US Court Keeps Benghazi Attack Suspect in Custody

  • 11/4/2017
  • 00:00
  • 3
  • 0
  • 0
news-picture

A man seized by US forces in Libya and accused of playing an instrumental role in an attack that killed US Ambassador Christopher Stevens in Benghazi in 2012 made his first appearance in federal court on Friday in Washington, where he was ordered held until a hearing next week. Judge Deborah Robinson of the US District Court for the District of Columbia ordered Mustafa al-Imam held pending a preliminary hearing on Thursday, the DC federal prosecutors office said. Al-Imam arrived in Washington earlier on Friday, the office said in a statement. He was wearing an orange jumpsuit and listening to the court proceedings through an ear piece as they were translated from English. A criminal complaint attached to the statement and dated May 19, 2015, said he has been charged with "killing a person in the course of an attack on a federal facility" and providing "material support to terrorists resulting in death." US officials have said that al-Imam was arrested Sunday night in Libya’s third-largest city of Misrata and was transferred to the US. The US Justice Department has said the charges against him stem from the Sept. 11, 2012 attack on a US diplomatic compound in Benghazi in which Stevens and three other Americans were killed.
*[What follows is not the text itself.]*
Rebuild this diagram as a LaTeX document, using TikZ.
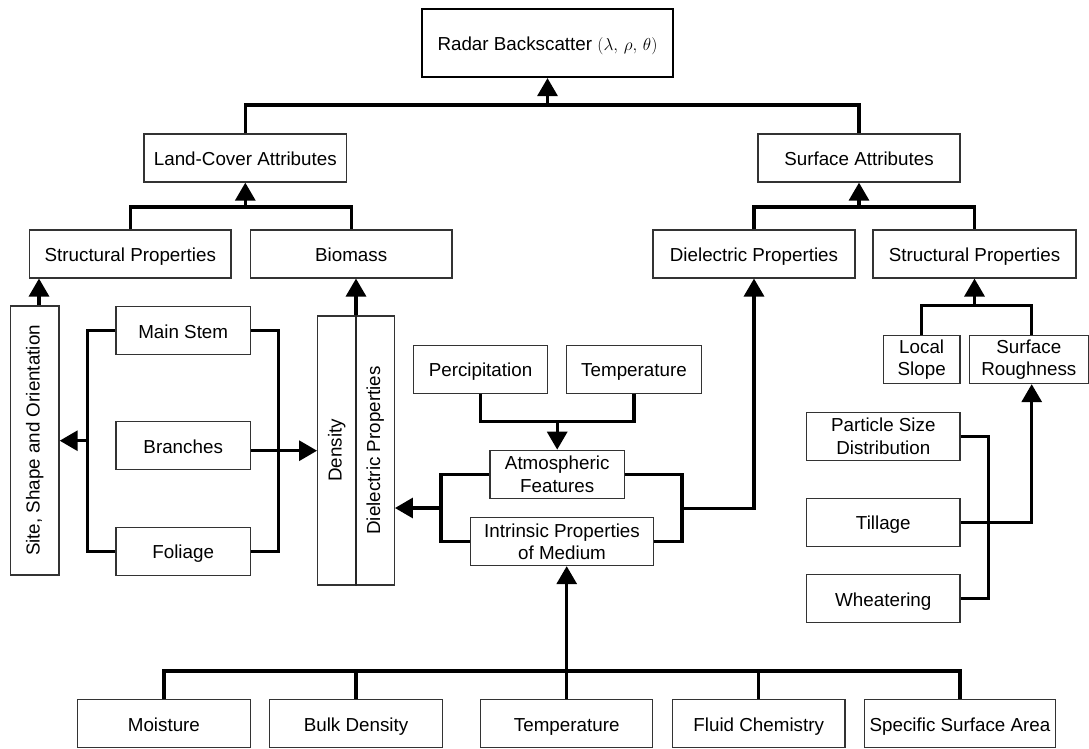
\documentclass[tikz,border=0pt]{standalone}
\usepackage{fontspec}
\setmainfont{Liberation Sans}
\usepackage{graphicx}
\usetikzlibrary{arrows.meta}

\begin{document}
\begin{tikzpicture}[x=1pt,y=-1pt,
  every node/.style={font=\fontsize{18.8}{22.3}\selectfont},
  boxbase/.style={draw=black!80, line width=1.3pt, rectangle, inner sep=0pt,
    minimum height=48pt, align=center, fill=white},
  box/.style={boxbase, text height=15.2pt, text depth=0pt},
  twoline/.style={boxbase},
  conn/.style={line width=3.2pt, line join=miter},
  arr/.style={conn, -{Triangle[width=20pt,length=18pt]}},
  divider/.style={line width=1.3pt, draw=black!85},
  vlabel/.style={rotate=90, inner sep=0pt, text height=13.6pt, text depth=4pt}]

\useasboundingbox (0,0) rectangle (1089,749);

% top level
\node[box, minimum width=250.4pt, minimum height=68pt, draw=black, line width=2.2pt]
  (radar) at (547.5,43) {Radar Backscatter $(\lambda,\,\rho,\,\theta)$};

% attribute groups
\node[box, minimum width=202.5pt] (land) at (245.3,158) {Land-Cover Attributes};
\node[box, minimum width=202pt] (surf) at (859,158) {Surface Attributes};

\node[box, minimum width=201.5pt] (stl) at (130.3,253.9) {Structural Properties};
\node[box, minimum width=201.7pt] (bio) at (351.2,253.9) {Biomass};
\node[box, minimum width=202pt] (diel) at (754,253.9) {Dielectric Properties};
\node[box, minimum width=203pt] (str) at (974.5,253.9) {Structural Properties};

% vegetation components
\node[boxbase, minimum width=48.3pt, minimum height=269pt] (site) at (34.9,440.5) {};
\node[vlabel] (sitelbl) at (site.center) {Site, Shape and Orientation};
\node[box, minimum width=134.3pt] (stem) at (183.2,330.5) {Main Stem};
\node[box, minimum width=134.3pt] (branch) at (183.2,445.5) {Branches};
\node[box, minimum width=134.3pt] (foliage) at (183.2,551.3) {Foliage};

\node[boxbase, minimum width=76.6pt, minimum height=269pt] (dens) at (356,450.5) {};
\draw[divider] (dens.north) -- (dens.south);
\node[vlabel] (denslbl) at (336.9,450.5) {Density};
\node[vlabel] (diellbl) at (375.2,450.5) {Dielectric Properties};

% medium and atmosphere
\node[box, minimum width=134.4pt] (perc) at (480.5,369.2) {Percipitation};
\node[box, minimum width=134.6pt] (ttop) at (634,369.2) {Temperature};
\node[twoline, minimum width=134.3pt] (atm) at (557.2,474.3) {Atmospheric\\Features};
\node[twoline, minimum width=182.6pt] (intr) at (562,541.5) {Intrinsic Properties\\of Medium};

% soil parameters
\node[box, minimum width=172.8pt] (moist) at (163.9,723.5) {Moisture};
\node[box, minimum width=173pt] (bulk) at (356,723.5) {Bulk Density};
\node[box, minimum width=172pt] (tbot) at (566.7,723.5) {Temperature};
\node[box, minimum width=172.8pt] (fluid) at (758.7,723.5) {Fluid Chemistry};
\node[box, minimum width=191.6pt] (ssa) at (960,723.5) {Specific Surface Area};

% surface structure
\node[twoline, minimum width=76.7pt] (slope) at (921.7,359.5) {Local\\Slope};
\node[twoline, minimum width=119pt] (rough) at (1028.8,359.5) {Surface\\Roughness};
\node[twoline, minimum width=153.3pt] (part) at (883.3,436.2) {Particle Size\\Distribution};
\node[box, minimum width=153.3pt] (till) at (883.3,522.3) {Tillage};
\node[box, minimum width=153.3pt] (wheat) at (883.3,598.8) {Wheatering};

% junction points
\coordinate (j1) at (547.5,105);
\coordinate (j2) at (245.3,207);
\coordinate (j3) at (859,207);
\coordinate (jL) at (87.7,440.7);
\coordinate (jR) at (278.7,440.7);
\coordinate (jP) at (557.2,421.7);
\coordinate (jA) at (441,508);
\coordinate (jB) at (682,508.3);
\coordinate (jC) at (566.7,671);
\coordinate (jS) at (974.5,305.7);
\coordinate (jW) at (988.3,518);

% connectors
\draw[conn] (land.north) |- (j1) -| (surf.north);
\draw[arr] (j1) -- (radar.south);

\draw[conn] (stl.north) |- (j2) -| (bio.north);
\draw[arr] (j2) -- (land.south);
\draw[conn] (diel.north) |- (j3) -| (str.north);
\draw[arr] (j3) -- (surf.south);

\draw[arr] ([xshift=4.1pt]site.north) -- ([xshift=4.1pt]site.north |- stl.south);
\draw[conn] (stem.west) -| (jL) |- (foliage.west);
\draw[arr] (jL) -- (jL -| site.east);
\draw[conn] (stem.east) -| (jR) |- (foliage.east);
\draw[arr] ([yshift=-5.2pt]branch.east) -- ([yshift=-5.2pt]branch.east -| dens.west);
\draw[arr] (dens.north) -- (dens.north |- bio.south);

\draw[conn] (perc.south) |- (jP) -| (ttop.south);
\draw[arr] (jP) -- (atm.north);
\draw[conn] (atm.west) -| (jA) |- (intr.west);
\draw[arr] (jA) -- (jA -| dens.east);
\draw[conn] (atm.east) -| (jB) |- (intr.east);
\draw[arr] (jB) -| (diel.south);

\draw[conn] (moist.north) |- (jC) -| (ssa.north);
\draw[conn] (bulk.north) -- (bulk.north |- jC);
\draw[conn] (fluid.north) -- (fluid.north |- jC);
\draw[arr] (tbot.north) -- (tbot.north |- intr.south);

\draw[conn] (slope.north) |- (jS) -| ([xshift=2.9pt]rough.north);
\draw[arr] (jS) -- (str.south);
\draw[conn] (part.east) -| (jW) |- (wheat.east);
\draw[arr] (till.east) -| ([xshift=2.9pt]rough.south);

\end{tikzpicture}
\end{document}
The Benghazi attack became emblematic of conservative opposition to then secretary of state Hillary Clinton. Several congressional investigations were launched, along with a State Department security review, into both the handling of the attack and how it was described in the media. Clinton was never convincingly tagged with wrongdoing or negligence, but the issue haunted her failed 2016 presidential campaign and may have contributed to Trumps victory.